CSAIL Event Calendar: Previous Series

Knowledge Sharing Media for Group Memory and Collaborative Brainstorming

Speaker: Mark Foltz , MIT AI Laboratory
Date: November 7 2000
Time: 4:00pm
Location: NE43-941

The construction of shared knowledge bases remains an exciting research challenge. We now mostly use unstructured media (email, pen and paper) to exchange knowledge that could be useful to archive. This talk will present two interactive systems intended to help groups record and structure the knowledge they share. The first, Plexus, collects questions and their contributed answers in a two dimensional information space. We claim that the metaphor of shared space can help individuals utilize knowledge archives such as these.

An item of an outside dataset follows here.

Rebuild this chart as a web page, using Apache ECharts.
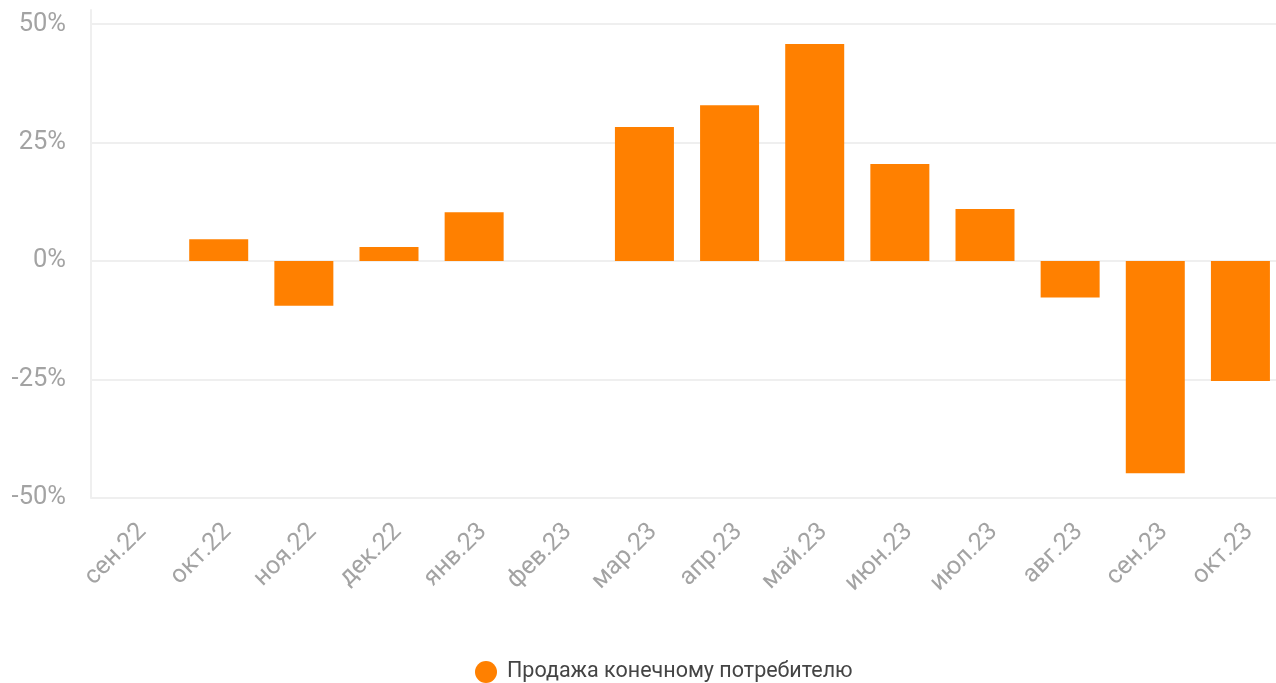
<!DOCTYPE html>
<html>
<head>
<meta charset="utf-8">
<script src="https://cdn.jsdelivr.net/npm/echarts@6/dist/echarts.min.js"></script>
<style>
  html, body { margin: 0; padding: 0; background: #fff; overflow: hidden; }
  /* холст чуть шире окна: правый край сетки уходит за край, как на оригинале */
  #chart { width: 1290px; height: 683px; }
</style>
</head>
<body>
<div id="chart"></div>
<script>
// месяцы и изменения продаж, %
const months = ['сен.22', 'окт.22', 'ноя.22', 'дек.22', 'янв.23', 'фев.23', 'мар.23',
  'апр.23', 'май.23', 'июн.23', 'июл.23', 'авг.23', 'сен.23', 'окт.23'];
const salesChange = [0, 4.6, -9.4, 3.0, 10.3, 0, 28.3, 32.9, 45.8, 20.5, 11.0, -7.7, -44.8, -25.3];
const seriesName = 'Продажа конечному потребителю';

const chart = echarts.init(document.getElementById('chart'));
chart.setOption({
  backgroundColor: '#fff',
  animation: false,
  textStyle: { fontFamily: 'Roboto' },
  grid: { left: 91, right: 7, top: 10, bottom: 185, containLabel: false },
  legend: {
    top: 656,
    left: 470,
    icon: 'circle',
    itemWidth: 22,
    itemHeight: 22,
    itemGap: 10,
    textStyle: { fontSize: 21.5, color: '#444', fontFamily: 'Roboto', padding: [0, 0, 0, 5] },
    data: [seriesName]
  },
  xAxis: {
    type: 'category',
    data: months,
    axisLine: { lineStyle: { color: '#efefef', width: 2 } },
    axisTick: { show: false },
    axisLabel: {
      rotate: 45,
      fontSize: 25,
      color: '#a3a3a3',
      margin: 21,
      verticalAlign: 'top',
      interval: 0
    }
  },
  yAxis: {
    type: 'value',
    min: -50,
    max: 53,
    interval: 25,
    axisLine: { show: true, lineStyle: { color: '#efefef', width: 2 } },
    axisTick: { show: false },
    axisLabel: {
      fontSize: 25.5,
      color: '#a3a3a3',
      margin: 25,
      showMaxLabel: false,
      formatter: function (v) { return v + '%'; }
    },
    splitLine: { show: true, showMaxLine: false, lineStyle: { color: '#efefef', width: 2 } }
  },
  series: [{
    name: seriesName,
    type: 'bar',
    data: salesChange,
    barWidth: 59,
    itemStyle: { color: '#ff8000' }
  }]
});
</script>
</body>
</html>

Users navigate the space to browse old responses, and may post new questions and answers. Plexus is illustrated with an archive of students' questions from subject 6.034, Artificial Intelligence. Landmarks, regions, and a path through the space assist navigation by relating questions to subject material. The design rationale behind Plexus and examples of its use will be presented. The second system, Whimsy, will focus on capturing the ideas generated through collaborative brainstorming. This tool is more proposed than realized, and as such, I will discuss some claims about brainstorming tools that Whimsy is intended to exemplify: 1) they should permit the easy expression of ideas; 2) they should be as ubiquitous as possible, since ideas can occur anywhere; 3) they should archive the captured ideas, so that no good idea is ever lost; 4) they should allow the group to ask, "Where were we?" 5) they should combine private and group brainstorming. I will present arguments for these claims, and discuss how Whimsy intends to realize them through digital whiteboard, voice capture, and context annotation technologies. Plexus is joint work with William Neveitt, Rebecca Xiong, and Randy Davis.